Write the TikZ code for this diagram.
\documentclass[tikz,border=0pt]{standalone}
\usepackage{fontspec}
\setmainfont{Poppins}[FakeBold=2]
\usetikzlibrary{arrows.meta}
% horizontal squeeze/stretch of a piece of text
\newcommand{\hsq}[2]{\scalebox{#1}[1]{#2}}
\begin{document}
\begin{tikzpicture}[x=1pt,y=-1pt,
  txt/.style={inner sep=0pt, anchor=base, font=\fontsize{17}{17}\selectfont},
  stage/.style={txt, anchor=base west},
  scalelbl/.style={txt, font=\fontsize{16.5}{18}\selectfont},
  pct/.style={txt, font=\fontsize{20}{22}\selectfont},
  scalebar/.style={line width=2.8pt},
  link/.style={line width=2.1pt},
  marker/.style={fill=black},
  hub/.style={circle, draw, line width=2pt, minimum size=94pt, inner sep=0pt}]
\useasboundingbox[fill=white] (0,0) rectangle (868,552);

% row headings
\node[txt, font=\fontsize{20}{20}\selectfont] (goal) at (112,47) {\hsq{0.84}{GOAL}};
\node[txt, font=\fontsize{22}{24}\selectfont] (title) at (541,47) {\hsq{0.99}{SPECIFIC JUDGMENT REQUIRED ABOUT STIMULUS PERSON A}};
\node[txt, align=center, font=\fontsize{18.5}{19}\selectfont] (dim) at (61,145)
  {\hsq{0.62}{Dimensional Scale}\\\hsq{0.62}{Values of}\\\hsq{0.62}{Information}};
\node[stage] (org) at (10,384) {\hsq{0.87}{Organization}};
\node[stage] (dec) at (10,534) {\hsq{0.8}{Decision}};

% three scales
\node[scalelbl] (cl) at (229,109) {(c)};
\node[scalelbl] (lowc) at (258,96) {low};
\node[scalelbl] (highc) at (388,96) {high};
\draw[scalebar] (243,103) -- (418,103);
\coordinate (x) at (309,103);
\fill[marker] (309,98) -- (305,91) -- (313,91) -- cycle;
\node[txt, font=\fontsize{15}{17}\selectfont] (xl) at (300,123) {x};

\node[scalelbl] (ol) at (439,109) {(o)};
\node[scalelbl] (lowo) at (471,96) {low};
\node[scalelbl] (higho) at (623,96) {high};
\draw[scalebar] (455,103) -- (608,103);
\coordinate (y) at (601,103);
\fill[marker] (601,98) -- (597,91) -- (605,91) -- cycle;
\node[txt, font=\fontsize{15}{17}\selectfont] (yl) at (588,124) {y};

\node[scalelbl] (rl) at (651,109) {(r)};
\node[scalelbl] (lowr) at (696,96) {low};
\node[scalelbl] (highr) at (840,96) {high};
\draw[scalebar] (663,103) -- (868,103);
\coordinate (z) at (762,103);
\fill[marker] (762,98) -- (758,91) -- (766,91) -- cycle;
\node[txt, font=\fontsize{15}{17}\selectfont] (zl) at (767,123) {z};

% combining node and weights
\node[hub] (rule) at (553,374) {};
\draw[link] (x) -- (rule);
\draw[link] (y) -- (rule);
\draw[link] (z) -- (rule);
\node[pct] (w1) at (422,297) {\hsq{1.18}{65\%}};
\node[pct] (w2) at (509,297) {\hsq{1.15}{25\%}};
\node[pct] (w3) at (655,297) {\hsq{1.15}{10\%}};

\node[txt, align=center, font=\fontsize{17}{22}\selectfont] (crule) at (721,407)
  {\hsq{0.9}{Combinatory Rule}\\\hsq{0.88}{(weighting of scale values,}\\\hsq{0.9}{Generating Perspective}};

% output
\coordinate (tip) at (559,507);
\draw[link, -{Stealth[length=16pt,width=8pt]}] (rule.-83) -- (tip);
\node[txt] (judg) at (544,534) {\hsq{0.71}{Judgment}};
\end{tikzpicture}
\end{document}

**Task directions**
Print from the first line through the line that contains "(xl) at (300,123)", please, including both, and leave out every line outside that stretch.

**Reply**
Write the TikZ code for this diagram.
\documentclass[tikz,border=0pt]{standalone}
\usepackage{fontspec}
\setmainfont{Poppins}[FakeBold=2]
\usetikzlibrary{arrows.meta}
% horizontal squeeze/stretch of a piece of text
\newcommand{\hsq}[2]{\scalebox{#1}[1]{#2}}
\begin{document}
\begin{tikzpicture}[x=1pt,y=-1pt,
  txt/.style={inner sep=0pt, anchor=base, font=\fontsize{17}{17}\selectfont},
  stage/.style={txt, anchor=base west},
  scalelbl/.style={txt, font=\fontsize{16.5}{18}\selectfont},
  pct/.style={txt, font=\fontsize{20}{22}\selectfont},
  scalebar/.style={line width=2.8pt},
  link/.style={line width=2.1pt},
  marker/.style={fill=black},
  hub/.style={circle, draw, line width=2pt, minimum size=94pt, inner sep=0pt}]
\useasboundingbox[fill=white] (0,0) rectangle (868,552);

% row headings
\node[txt, font=\fontsize{20}{20}\selectfont] (goal) at (112,47) {\hsq{0.84}{GOAL}};
\node[txt, font=\fontsize{22}{24}\selectfont] (title) at (541,47) {\hsq{0.99}{SPECIFIC JUDGMENT REQUIRED ABOUT STIMULUS PERSON A}};
\node[txt, align=center, font=\fontsize{18.5}{19}\selectfont] (dim) at (61,145)
  {\hsq{0.62}{Dimensional Scale}\\\hsq{0.62}{Values of}\\\hsq{0.62}{Information}};
\node[stage] (org) at (10,384) {\hsq{0.87}{Organization}};
\node[stage] (dec) at (10,534) {\hsq{0.8}{Decision}};

% three scales
\node[scalelbl] (cl) at (229,109) {(c)};
\node[scalelbl] (lowc) at (258,96) {low};
\node[scalelbl] (highc) at (388,96) {high};
\draw[scalebar] (243,103) -- (418,103);
\coordinate (x) at (309,103);
\fill[marker] (309,98) -- (305,91) -- (313,91) -- cycle;
\node[txt, font=\fontsize{15}{17}\selectfont] (xl) at (300,123) {x};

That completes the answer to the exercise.